I’ve only given investment advice once on the VC, and that was back on August 1, when I suggested that a good home for “speculative money” would be Jan. 2007 puts on homebuilding stocks. As you can see from these three-month charts, this was a very good call, though I should have suggested October or November puts instead!
Underneath the headlines trumpeting continued strong home sales is a host of worrying signs for the housing market, including declining prices for both resale and (especially) new homes, troubles at Fannie Mae, rising interest rates, investors who can’t cover their mortgages in a (relatively) weak rental market and are being forced to sell, hundreds of thousands of adjustable-rate mortgages (many of them with initial “teaser rates” that allowed buyers to afford the unaffordable) that are due to adjust way up in the next 6 to 24 months, and more. Major markets like the D.C. area(where even my house-hungry wife agreed that things were “too crazy” this past Spring to buy) are starting to take a pounding.
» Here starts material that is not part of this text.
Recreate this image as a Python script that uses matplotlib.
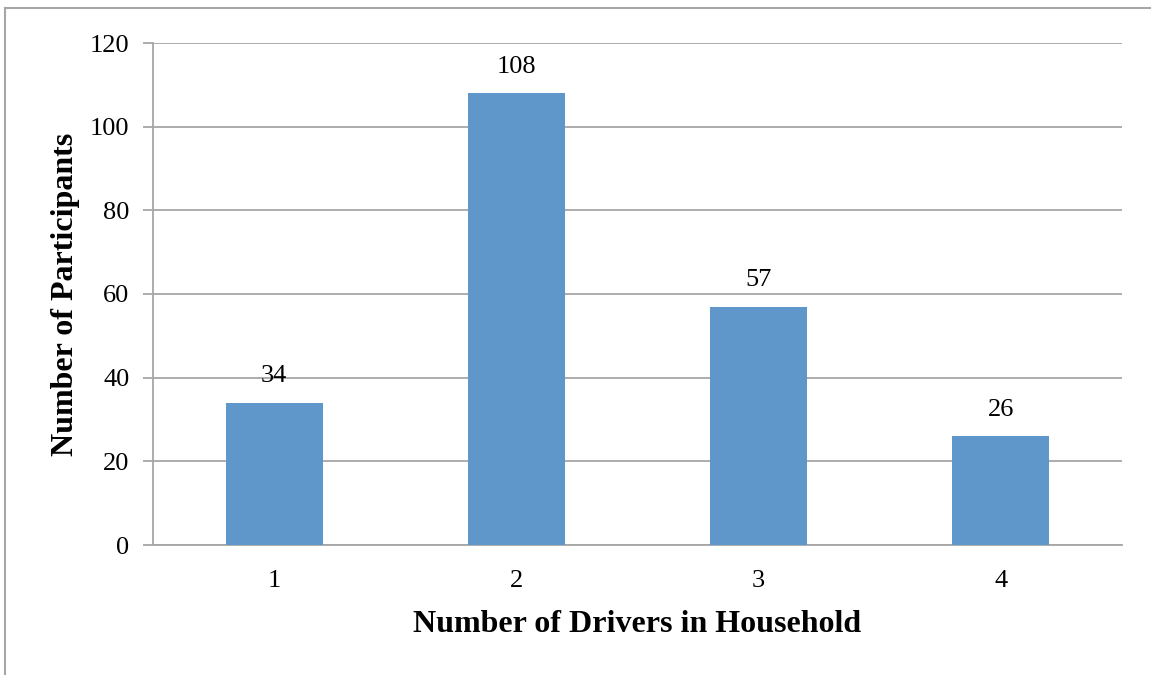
import matplotlib
matplotlib.use("Agg")
import matplotlib.pyplot as plt
from matplotlib.lines import Line2D

categories = ["1", "2", "3", "4"]
values = [34, 108, 57, 26]
yticks = [0, 20, 40, 60, 80, 100, 120]

plt.rcParams['font.family'] = ['Liberation Serif', 'DejaVu Serif']

W, H = 1151, 675
L, R, T, B = 153, 1122, 43, 545
fig = plt.figure(figsize=(W / 100, H / 100), dpi=100)
ax = fig.add_axes([L / W, 1 - B / H, (R - L) / W, (B - T) / H])

x = list(range(len(categories)))
ax.bar(x, values, width=0.4, color="#6097CB", zorder=3)
ax.set_xlim(-0.5, len(categories) - 0.5)
ax.set_ylim(0, 120)
ax.set_yticks(yticks)
ax.set_xticks(x)
ax.set_xticklabels(categories)
ax.yaxis.grid(True, color="#A6A6A6", linewidth=1.3, zorder=0)

for s in ["top", "right"]:
    ax.spines[s].set_visible(False)
for s in ["left", "bottom"]:
    ax.spines[s].set_color("#A6A6A6")
    ax.spines[s].set_linewidth(1.3)

ax.tick_params(axis="y", length=7, width=1.3, color="#A6A6A6", labelsize=19, pad=10)
ax.tick_params(axis="x", length=0, labelsize=19, pad=18)

for xi, v in zip(x, values):
    ax.annotate(str(v), (xi, v), xytext=(0, 11), textcoords="offset points",
                ha="center", va="bottom", fontsize=19)

ax.set_xlabel("Number of Drivers in Household", fontsize=23, fontweight="bold")
ax.set_ylabel("Number of Participants", fontsize=23, fontweight="bold")
ax.xaxis.label.set_va("center")
ax.yaxis.label.set_va("center")
ax.xaxis.set_label_coords(0.5, -(625 - B) / (B - T))
ax.yaxis.set_label_coords(-(L - 66) / (R - L), 0.5)

# outer chart border (left and top)
fig.add_artist(Line2D([4.5 / W, 4.5 / W], [0, 1 - 7.5 / H], transform=fig.transFigure,
                      color="#A6A6A6", linewidth=1.5))
fig.add_artist(Line2D([4.5 / W, 1], [1 - 7.5 / H, 1 - 7.5 / H], transform=fig.transFigure,
                      color="#A6A6A6", linewidth=1.5))

fig.savefig("out.png", dpi=100)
The easy money has been made in homebuilding puts, but I wouldn’t be surprised to see 2000 NASDAQ-like declines in some of these stocks. Not being much of a speculator myself, I’m just holding my relatively meager “investment” in puts, sticking with my plan to keep ’em close to or up to expiration. Meanwhile, from a financial point of view, I wouldn’t consider buying anything in a “hot” market right now.